But I think what's different now is the reality of the affordability crisis, particularly with cost of housing, cost of car ownership. Those aren't coming back down. And now we've got the electricity pressures that are rising for a lot of people. And so... I think what's my crystal ball, always tricky, but the crystal ball is it's inevitable that there will be belt tightening.
The question is really how much. You know, the reality, as you always report, is that wages are not keeping up with inflation right now. There's very little. I mean, that picture may get a little better by the end of the year, but there's no there's no great income for the middle class that's going to show up. That's really going to improve a lot of people's budgets in the late 2026. Right.

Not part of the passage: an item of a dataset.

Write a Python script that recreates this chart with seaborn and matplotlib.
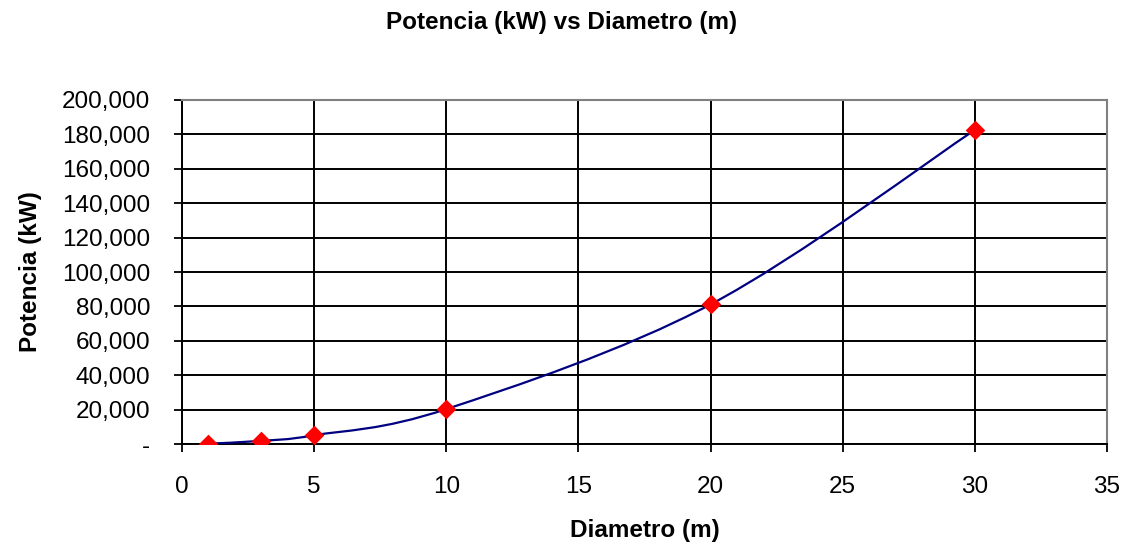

Right. Scale of 1 to 10 then, and this is a little unfair because it's a nuanced question, but scale of 1 to 10, how macroeconomically worried are you? You got like 15 seconds. You can hear my deep sigh. I mean, macroeconomically, this is the frustration, right? And this is why I think the middle class is so gloomy. Is this going to tank the economy? No, probably not.
It's probably more like a four or five on your 10-point worry scale. But is this a long-term problem? Is this the economy that most Americans want? To feel that psychological tax of, gee, I can't do everything. Not only can I not do everything I want to be doing right now, but I can't even do everything I could felt I could do even a few years ago. And that doesn't feel sustainable long term.
No, it sure doesn't. Heather Long at Navy Federal Credit Union. She's the chief economist there. Thanks, Heather. Hey, thanks, Guy. Wall Street today, oil way down, stocks mostly down, too. We will have the details when we do the numbers. Let's keep going on that theme that Heather and I were talking about, things that are affecting the consumer mood out there.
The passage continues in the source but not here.